Mas no tapete vermelho muitos já comemoravam o “prazer” e a “honra” que era estar indicado para um Globo de Ouro. Mais tarde, conforme os vencedores subiam ao palco, o clima celebratório permaneceu, sem que os discursos de vitória refletissem o embaraço da situação. Um tanto estranho para uma classe que se diz tão engajada.

Para além da superficialidade e da breguice revestida em glamour desse tipo de festa, no entanto, importante mesmo é a lista de vencedores. E esta, ao menos, mostrou que a associação está mais aberta à diversidade do que é costume.

Em cinema, três dos atores premiados são de grupos considerados sub-representados. Michelle Yeoh e Ke Huy Quan, de origem asiática, venceram por “Tudo em Todo Lugar ao Mesmo Tempo”, enquanto Angela Bassett se tornou a primeira atuação da Marvel laureada, com “Pantera Negra: Wakanda para Sempre”.

Na ala televisiva também foram três os atores que levantaram a bandeira da diversidade, todos negros.

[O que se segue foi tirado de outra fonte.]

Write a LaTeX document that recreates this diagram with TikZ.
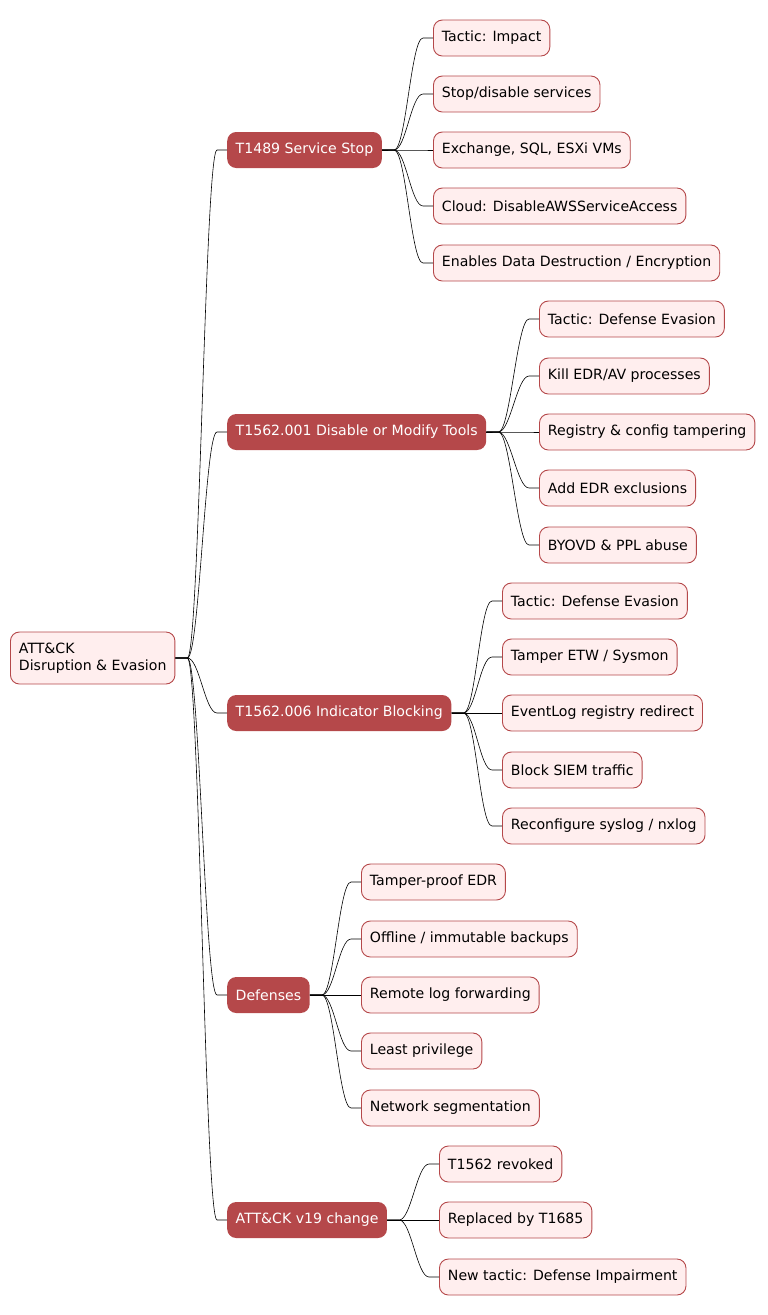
\documentclass[tikz,border=0pt]{standalone}
\usepackage{fontspec}
\setmainfont{DejaVu Sans}
\usetikzlibrary{calc}
\definecolor{dk}{HTML}{B5484A}
\definecolor{lt}{HTML}{FFEEEE}
\begin{document}
\begin{tikzpicture}[x=1pt,y=-1pt,
  base/.style={anchor=west,rounded corners=9pt,minimum height=36pt,inner xsep=8.5pt,font=\fontsize{14.1}{17}\selectfont},
  leaf/.style={base,draw=dk,fill=lt,line width=0.9pt,text=black},
  mid/.style={base,fill=dk,text=white},
  con/.style={draw=black,line width=0.6pt}]
\useasboundingbox (0,0) rectangle (768,1315);
\node[leaf,align=left,minimum height=52pt] (root) at (10,658) {ATT\&CK\\Disruption \& Evasion};
\node[mid] (a) at (227,150) {T1489 Service Stop};
\node[mid] (b) at (227,432) {T1562.001 Disable or Modify Tools};
\node[mid] (c) at (227,713) {T1562.006 Indicator Blocking};
\node[mid] (d) at (227,995) {Defenses};
\node[mid] (e) at (227,1220) {ATT\&CK v19 change};
\foreach \n/\y/\t in {a1/38/{Tactic: Impact},a2/94/{Stop/disable services},a3/150/{Exchange, SQL, ESXi VMs},a4/206/{Cloud: DisableAWSServiceAccess},a5/263/{Enables Data Destruction / Encryption}}
  \node[leaf] (\n) at (433,\y) {\t};
\foreach \n/\y/\t in {b1/319/{Tactic: Defense Evasion},b2/376/{Kill EDR/AV processes},b3/432/{Registry \& config tampering},b4/488/{Add EDR exclusions},b5/545/{BYOVD \& PPL abuse}}
  \node[leaf] (\n) at (539,\y) {\t};
\foreach \n/\y/\t in {c1/601/{Tactic: Defense Evasion},c2/657/{Tamper ETW / Sysmon},c3/713/{EventLog registry redirect},c4/770/{Block SIEM traffic},c5/826/{Reconfigure syslog / nxlog}}
  \node[leaf] (\n) at (502,\y) {\t};
\foreach \n/\y/\t in {d1/882/{Tamper-proof EDR},d2/939/{Offline / immutable backups},d3/995/{Remote log forwarding},d4/1051/{Least privilege},d5/1108/{Network segmentation}}
  \node[leaf] (\n) at (361,\y) {\t};
\foreach \n/\y/\t in {e1/1164/{T1562 revoked},e2/1220/{Replaced by T1685},e3/1277/{New tactic: Defense Impairment}}
  \node[leaf] (\n) at (439,\y) {\t};
\foreach \p/\c in {root/a,root/b,root/c,root/d,root/e,a/a1,a/a2,a/a3,a/a4,a/a5,b/b1,b/b2,b/b3,b/b4,b/b5,c/c1,c/c2,c/c3,c/c4,c/c5,d/d1,d/d2,d/d3,d/d4,d/d5,e/e1,e/e2,e/e3}
  \draw[con] (\p.east) -- ++(12,0) .. controls +(12,0) and ($(\c.west)+(-22,0)$) .. ($(\c.west)+(-10,0)$) -- (\c.west);
\end{tikzpicture}
\end{document}
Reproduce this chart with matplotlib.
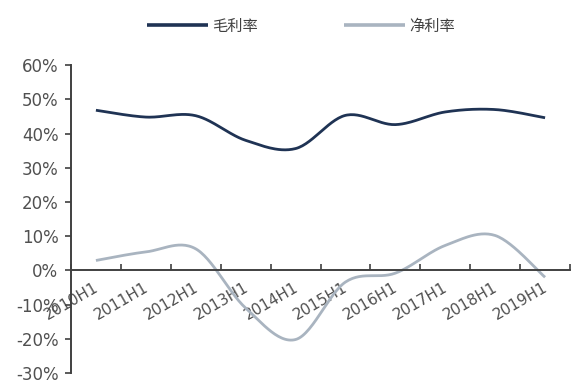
import numpy as np
import matplotlib
matplotlib.use('Agg')
import matplotlib.pyplot as plt
from matplotlib.ticker import FuncFormatter, FixedLocator

plt.rcParams['font.family'] = ['DejaVu Sans', 'Noto Sans CJK SC']

periods = ['2010H1', '2011H1', '2012H1', '2013H1', '2014H1',
           '2015H1', '2016H1', '2017H1', '2018H1', '2019H1']
gross = [46.8, 44.8, 45.2, 38.0, 35.6, 45.3, 42.6, 46.3, 47.0, 44.6]   # 毛利率 %
net = [2.9, 5.4, 6.3, -11.0, -20.2, -3.4, -0.8, 7.3, 10.2, -2.0]      # 净利率 %


def smooth(y, n=30):
    # excel style smoothed line: cubic bezier through each point
    y = np.asarray(y, float)
    x = np.arange(len(y), dtype=float)
    p = np.column_stack([x, y])
    pad = np.vstack([p[0], p, p[-1]])
    out = []
    t = np.linspace(0, 1, n)[:, None]
    for i in range(len(p) - 1):
        p0 = pad[i + 1]
        p3 = pad[i + 2]
        c1 = p0 + (pad[i + 2] - pad[i]) / 6.0
        c2 = p3 - (pad[i + 3] - pad[i + 1]) / 6.0
        seg = ((1 - t) ** 3) * p0 + 3 * ((1 - t) ** 2) * t * c1 \
            + 3 * (1 - t) * t ** 2 * c2 + t ** 3 * p3
        out.append(seg)
    out = np.vstack(out)
    return out[:, 0], out[:, 1]


fig = plt.figure(figsize=(5.71, 3.85), dpi=100)
ax = fig.add_axes([0.1243, 0.031, 0.874, 0.80])

gx, gy = smooth(gross)
nx, ny = smooth(net)
ax.plot(gx, gy, color='#1f3354', lw=2.0, label='毛利率', solid_capstyle='butt')
ax.plot(nx, ny, color='#a9b4c0', lw=2.0, label='净利率', solid_capstyle='butt')

ax.set_xlim(-0.5, len(periods) - 0.5)
ax.set_ylim(-30, 60)
ax.set_yticks(np.arange(-30, 61, 10))
ax.yaxis.set_major_formatter(FuncFormatter(lambda v, p: '%d%%' % v))

for s in ['top', 'right']:
    ax.spines[s].set_visible(False)
ax.spines['bottom'].set_position(('data', 0))
ax.spines['bottom'].set_color('#404040')
ax.spines['bottom'].set_linewidth(1.4)
ax.spines['left'].set_color('#404040')
ax.spines['left'].set_linewidth(1.4)

ax.tick_params(axis='y', direction='out', length=4, width=1.2, color='#404040',
               labelsize=12, labelcolor='#505050', pad=5)

# ticks between categories, labels at centres
ax.xaxis.set_major_locator(FixedLocator(np.arange(-0.5, len(periods), 1.0)))
ax.xaxis.set_major_formatter(FuncFormatter(lambda v, p: ''))
ax.xaxis.set_minor_locator(FixedLocator(np.arange(len(periods)) + 0.1))
ax.set_xticklabels(periods, minor=True)
ax.tick_params(axis='x', which='major', direction='in', length=4, width=1.2, color='#404040')
ax.tick_params(axis='x', which='minor', length=0, pad=7, labelsize=11,
               labelcolor='#505050')
for lab in ax.get_xticklabels(minor=True):
    lab.set_rotation(30)
    lab.set_ha('right')
    lab.set_va('top')

leg = fig.legend(loc='upper center', bbox_to_anchor=(0.527, 0.99), ncol=2, frameon=False,
                 prop={'family': ['Noto Sans CJK SC'], 'size': 11},
                 handlelength=4.0, handletextpad=0.3, columnspacing=5.6)
for t in leg.get_texts():
    t.set_color('#404040')
for h in leg.get_lines():
    h.set_linewidth(2.6)

fig.savefig('out.png', dpi=100)
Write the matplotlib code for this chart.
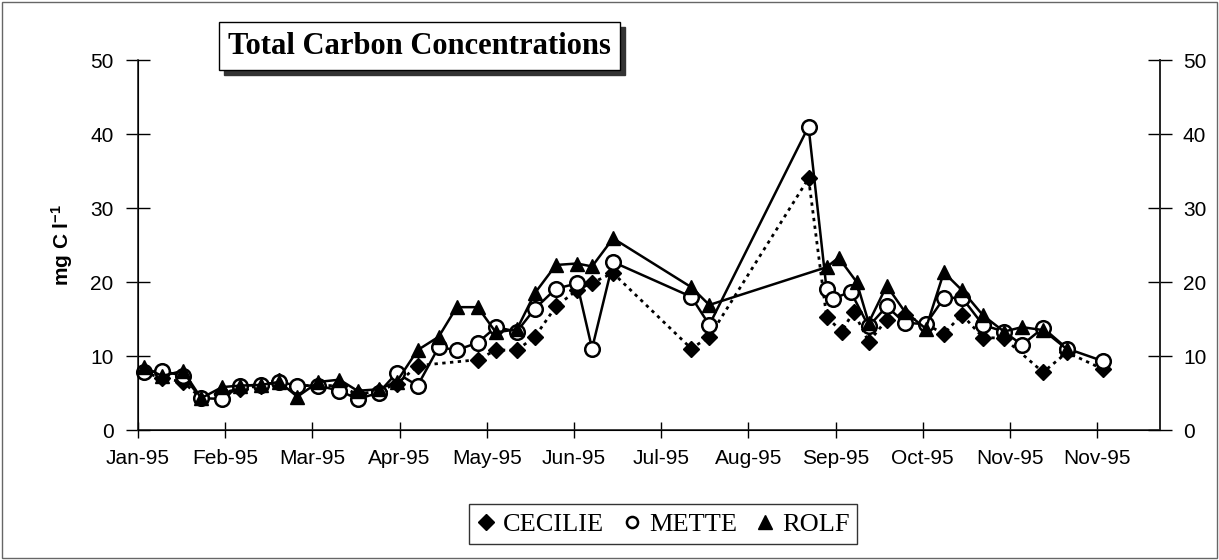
import numpy as np
import matplotlib
matplotlib.use('Agg')
import matplotlib.pyplot as plt
from matplotlib.lines import Line2D
from matplotlib.patches import Rectangle
from matplotlib.font_manager import FontProperties

# ---------------- data (day of year 1995, mg C / l) ----------------
cecilie_day = [17, 23, 30, 36, 43, 49, 56, 62, 68, 75, 82, 88, 95, 101, 108,
               128, 134, 141, 147, 154, 161, 166, 173, 199, 205, 238,
               244, 249, 253, 258, 264, 270, 277, 283, 289, 296, 303, 316, 324, 336]
cecilie_val = [7.8, 7.0, 6.5, 4.3, 5.0, 5.6, 6.0, 6.6, 6.0, 6.0, 6.0, 4.8, 5.3, 6.2, 8.7,
               9.5, 10.8, 10.8, 12.6, 16.7, 18.9, 19.9, 21.2, 11.0, 12.6, 34.0,
               15.3, 13.3, 16.0, 11.9, 14.9, 15.5, 14.3, 13.0, 15.6, 12.5, 12.4, 7.8, 10.5, 8.2]

mette_day = [17, 23, 30, 36, 43, 49, 56, 62, 68, 75, 82, 88, 95, 101, 108,
             115, 121, 128, 134, 141, 147, 154, 161, 166, 173, 199, 205, 238,
             244, 246, 252, 258, 264, 270, 277, 283, 289, 296, 303, 309, 316, 324, 336]
mette_val = [7.8, 8.0, 7.3, 4.3, 4.2, 6.0, 6.1, 6.5, 6.0, 6.0, 5.3, 4.2, 5.0, 7.7, 6.0,
             11.2, 10.8, 11.8, 13.9, 13.3, 16.4, 19.1, 19.8, 11.0, 22.7, 18.0, 14.2, 41.0,
             19.0, 17.7, 18.7, 14.0, 16.7, 14.5, 14.3, 17.8, 17.9, 14.2, 13.3, 11.5, 13.8, 11.0, 9.3]

rolf_day = [17, 23, 30, 36, 43, 49, 56, 62, 68, 75, 82, 88, 95, 101, 108,
            115, 121, 128, 134, 141, 147, 154, 161, 166, 173, 199, 205,
            244, 248, 254, 258, 264, 270, 277, 283, 289, 296, 303, 309, 316, 324]
rolf_val = [8.5, 7.3, 8.0, 4.3, 5.8, 6.0, 6.1, 6.5, 4.5, 6.5, 6.8, 5.3, 5.5, 6.5, 10.8,
            12.6, 16.6, 16.6, 13.2, 13.6, 18.5, 22.3, 22.5, 22.1, 25.9, 19.3, 16.9,
            22.0, 23.3, 20.0, 14.5, 19.5, 16.0, 13.7, 21.3, 18.9, 15.5, 13.3, 13.9, 13.5, 10.9]

tick_labels = ['Jan-95', 'Feb-95', 'Mar-95', 'Apr-95', 'May-95', 'Jun-95',
               'Jul-95', 'Aug-95', 'Sep-95', 'Oct-95', 'Nov-95', 'Nov-95']
y_ticks = [0, 10, 20, 30, 40, 50]
series_names = ['CECILIE', 'METTE', 'ROLF']
title_text = 'Total Carbon Concentrations'

# ---------------- figure ----------------
plt.rcParams['font.family'] = ['Liberation Sans', 'DejaVu Sans']
plt.rcParams['mathtext.fontset'] = 'custom'
plt.rcParams['mathtext.rm'] = 'Liberation Sans:bold'
plt.rcParams['mathtext.bf'] = 'Liberation Sans:bold'
plt.rcParams['mathtext.default'] = 'bf'

W, H = 1219, 560
fig = plt.figure(figsize=(W / 100, H / 100), dpi=100)
fig.patch.set_facecolor('white')

L, R, T, B = 138, 1160, 60, 430
ax = fig.add_axes([L / W, 1 - B / H, (R - L) / W, (B - T) / H])

first_tick = 15
tick_step = 29
tick_pos = first_tick + tick_step * np.arange(len(tick_labels))
ax.set_xlim(first_tick, first_tick + (R - L) * tick_step / 87.2)
ax.set_ylim(0, 50)

ax.plot(cecilie_day, cecilie_val, color='black', lw=2.0, ls=(0, (1.2, 1.6)),
        marker='D', ms=8.5, mfc='black', mec='black', zorder=3, clip_on=False)
ax.plot(mette_day, mette_val, color='black', lw=1.8, ls='-',
        marker='o', ms=10.5, mfc='white', mec='black', mew=1.8, zorder=4, clip_on=False)
ax.plot(rolf_day, rolf_val, color='black', lw=1.8, ls='-',
        marker='^', ms=10.5, mfc='black', mec='black', zorder=5, clip_on=False)

ax.set_xticks(tick_pos)
ax.set_xticklabels(tick_labels)
ax.set_yticks(y_ticks)
ax.tick_params(axis='x', direction='inout', length=12, width=1, pad=8, labelsize=15)
ax.tick_params(axis='y', direction='inout', length=17, width=1, pad=9, labelsize=15)
ax.spines['top'].set_visible(False)
for s in ['left', 'bottom', 'right']:
    ax.spines[s].set_linewidth(1.2)
    ax.spines[s].set_color('#222222')

ax2 = ax.twinx()
ax2.set_ylim(0, 50)
ax2.set_yticks(y_ticks)
ax2.tick_params(axis='y', direction='inout', length=17, width=1, pad=8, labelsize=15)
ax2.spines['top'].set_visible(False)
ax2.spines['right'].set_linewidth(1.2)
ax2.spines['right'].set_color('#222222')

# y label
fig.text(62 / W, 1 - 245 / H, r'mg C l$^{-1}$', rotation=90, ha='center', va='center',
         fontsize=15, fontweight='bold')

# title box with shadow
tfont = dict(family='Liberation Serif', weight='bold', size=22)
tx, ty = 228 / W, 1 - 46 / H
title = fig.text(tx, ty, title_text, ha='left', va='center', fontdict=tfont, color='black',
                 bbox=dict(boxstyle='square,pad=0.3', fc='white', ec='black', lw=1), zorder=10)
fig.canvas.draw()
bb = title.get_bbox_patch().get_window_extent(fig.canvas.get_renderer())
off = 5
fig.patches.append(Rectangle(((bb.x0 + off) / W, (bb.y0 - off) / H), bb.width / W, bb.height / H,
                             transform=fig.transFigure, fc='#333333', ec='#333333', lw=1, zorder=9))

# legend
handles = [Line2D([], [], ls='none', marker='D', ms=8, color='black'),
           Line2D([], [], ls='none', marker='o', ms=8, mfc='white', mec='black', mew=1.8),
           Line2D([], [], ls='none', marker='^', ms=10, color='black')]
leg = fig.legend(handles, series_names, loc='center', bbox_to_anchor=(663 / W, 1 - 524 / H),
                 ncol=3, frameon=True, fancybox=False, handlelength=0.7, handletextpad=0.3,
                 columnspacing=0.7, borderpad=0.3, borderaxespad=0,
                 prop=FontProperties(family='Liberation Serif', size=19))
leg.get_frame().set_edgecolor('black')
leg.get_frame().set_linewidth(1)

# outer border
fig.patches.append(Rectangle((2 / W, 2 / H), (W - 4) / W, (H - 4) / H, transform=fig.transFigure,
                             fill=False, ec='#666666', lw=1))

fig.savefig('out.png', dpi=100, facecolor='white')
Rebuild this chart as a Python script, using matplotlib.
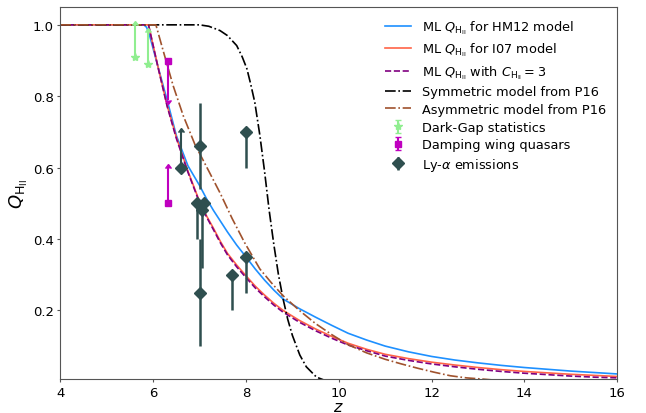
import matplotlib
matplotlib.use("Agg")
import matplotlib.pyplot as plt

# ML reionization histories
z_hm12 = [4.0, 5.80, 5.86, 5.92, 6.1, 6.3, 6.5, 6.75, 7.0, 7.15, 7.3, 7.45, 7.6, 7.8,
          8.0, 8.2, 8.4, 8.6, 8.8, 9.15, 9.5, 9.85, 10.2, 10.6, 11.0, 11.5, 12.0,
          12.5, 13.0, 13.5, 14.0, 14.5, 15.0, 15.5, 16.0]
q_hm12 = [1.0, 1.0, 0.993, 0.972, 0.885, 0.79, 0.69, 0.605, 0.55, 0.513, 0.48, 0.45,
          0.42, 0.383, 0.35, 0.316, 0.285, 0.257, 0.232, 0.205, 0.181, 0.158, 0.136,
          0.117, 0.10, 0.084, 0.071, 0.061, 0.053, 0.046, 0.040, 0.035, 0.030, 0.026, 0.022]

z_i07 = [4.0, 5.90, 6.10, 6.30, 6.50, 6.75, 7.0, 7.15, 7.3, 7.45, 7.6, 7.8, 8.0, 8.2,
         8.4, 8.6, 8.8, 9.15, 9.5, 9.85, 10.2, 10.6, 11.0, 11.5, 12.0, 12.5, 13.0,
         13.5, 14.0, 14.5, 15.0, 15.5, 16.0]
q_i07 = [1.0, 1.0, 0.885, 0.775, 0.685, 0.59, 0.505, 0.465, 0.43, 0.393, 0.36, 0.327,
         0.297, 0.268, 0.243, 0.22, 0.20, 0.172, 0.148, 0.127, 0.108, 0.091, 0.077,
         0.065, 0.055, 0.047, 0.040, 0.034, 0.029, 0.025, 0.021, 0.018, 0.015]

z_c3 = [4.0, 5.90, 6.10, 6.30, 6.50, 6.75, 7.0, 7.15, 7.3, 7.45, 7.6, 7.8, 8.0, 8.2,
        8.4, 8.6, 8.8, 9.15, 9.5, 9.85, 10.2, 10.6, 11.0, 11.5, 12.0, 12.5, 13.0,
        13.5, 14.0, 14.5, 15.0, 15.5, 16.0]
q_c3 = [1.0, 1.0, 0.884, 0.773, 0.682, 0.587, 0.502, 0.462, 0.426, 0.389, 0.356, 0.322,
        0.292, 0.263, 0.238, 0.215, 0.195, 0.167, 0.143, 0.122, 0.103, 0.087, 0.072,
        0.060, 0.050, 0.042, 0.035, 0.029, 0.024, 0.020, 0.016, 0.013, 0.011]

# Planck 2016 models
z_sym = [4.0, 7.0, 7.2, 7.44, 7.6, 7.8, 7.92, 8.02, 8.1, 8.19, 8.3, 8.4, 8.5, 8.6,
         8.7, 8.8, 8.9, 9.0, 9.16, 9.3, 9.52, 9.7]
q_sym = [1.0, 1.0, 0.996, 0.984, 0.97, 0.942, 0.91, 0.877, 0.835, 0.783, 0.69, 0.59,
         0.48, 0.385, 0.30, 0.232, 0.175, 0.13, 0.075, 0.042, 0.013, 0.004]

z_asym = [4.0, 6.06, 6.2, 6.43, 6.65, 6.9, 7.2, 7.45, 7.7, 7.97, 8.3, 8.55, 8.8, 9.15,
          9.5, 9.85, 10.2, 10.6, 11.0, 11.35, 11.7, 12.05, 12.4, 12.75, 13.1, 13.6]
q_asym = [1.0, 1.0, 0.935, 0.83, 0.745, 0.665, 0.59, 0.527, 0.458, 0.39, 0.316, 0.277,
          0.241, 0.20, 0.163, 0.132, 0.104, 0.081, 0.063, 0.05, 0.038, 0.027, 0.017,
          0.011, 0.0076, 0.002]

# observational constraints
z_gap = [5.6, 5.9]
q_gap = [0.91, 0.89]
e_gap = [0.09, 0.09]

z_dw_up = [6.33]      # upper limit
q_dw_up = [0.90]
z_dw_lo = [6.31]      # lower limit
q_dw_lo = [0.50]

z_lya_lo = [6.6]
q_lya_lo = [0.6]
z_lya = [7.0, 6.94, 7.1, 7.05, 7.0, 7.7, 8.0, 8.0]
q_lya = [0.66, 0.50, 0.50, 0.48, 0.25, 0.30, 0.35, 0.70]
lo_lya = [0.12, 0.10, 0.0, 0.16, 0.15, 0.10, 0.10, 0.10]
hi_lya = [0.12, 0.0, 0.0, 0.0, 0.15, 0.0, 0.0, 0.0]

fig = plt.figure(figsize=(6.46, 4.14), dpi=100)
ax = fig.add_axes([60.3/646, 1-380.3/414, 557/646, 372.3/414])

lw = 1.2
ax.plot(z_hm12, q_hm12, color='dodgerblue', lw=lw, label=r'ML $Q_{\rm H_{II}}$ for HM12 model')
ax.plot(z_i07, q_i07, color='tomato', lw=lw, label=r'ML $Q_{\rm H_{II}}$ for I07 model')
ax.plot(z_c3, q_c3, color='purple', lw=lw, ls='--', label=r'ML $Q_{\rm H_{II}}$ with $C_{\rm H_{II}}=3$')
ax.plot(z_sym, q_sym, color='black', lw=lw, ls='-.', label='Symmetric model from P16')
ax.plot(z_asym, q_asym, color='sienna', lw=lw, ls='-.', label='Asymmetric model from P16')

ax.errorbar(z_gap, q_gap, yerr=e_gap, lolims=True, fmt='*', color='lightgreen',
            ms=6, capsize=2, label='Dark-Gap statistics')
ax.errorbar(z_dw_up, q_dw_up, yerr=0.11, uplims=True, fmt='s', color='m',
            ms=5, capsize=2, label='Damping wing quasars')
ax.errorbar(z_dw_lo, q_dw_lo, yerr=0.10, lolims=True, fmt='s', color='m', ms=5, capsize=2)
ax.errorbar(z_lya_lo, q_lya_lo, yerr=0.10, lolims=True, fmt='D', color='darkslategray',
            ms=6.5, lw=1.5, capsize=2)
ax.errorbar(z_lya, q_lya, yerr=[lo_lya, hi_lya], fmt='D', color='darkslategray',
            ms=6.5, lw=1.8, label=r'Ly-$\alpha$ emissions')

ax.set_xlim(4, 16)
ax.set_ylim(0.007, 1.05)
ax.set_xticks([4, 6, 8, 10, 12, 14, 16])
ax.set_yticks([0.2, 0.4, 0.6, 0.8, 1.0])
ax.tick_params(labelsize=9.5, color='#555555', length=2.5, pad=2)
for s in ax.spines.values():
    s.set_color('#555555')
ax.set_xlabel(r'$z$', fontsize=11.5, labelpad=0)
ax.set_ylabel(r'$Q_{\rm H_{II}}$', fontsize=13, labelpad=2)
ax.legend(loc='upper right', frameon=False, fontsize=9.3, labelspacing=0.36)

fig.savefig('out.png', dpi=100)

Zendaya venceu por “Euphoria” e Quinta Brunson e Tyler James Williams, por “Abbott Elementary”.

Del Toro ainda representou os latinos com sua vitória por “Pinóquio”, ao lado da Argentina, que desbancou os europeus em filme estrangeiro, com “Argentina, 1985”. Queridinho indiano da temporada, “RRR” puxou o tapete de Rihanna, Lady Gaga e Taylor Swift para levar canção original.

Mas é preciso cautela ao congratular o Globo de Ouro. As vitórias são reflexo de uma safra de filmes e séries diversa, sinal de mudança na indústria como um todo. O papel da premiação foi não rejeitar os novos tempos. Resta saber se a tendência se mantém ou se é marketing, numa indústria tão movida por aparências.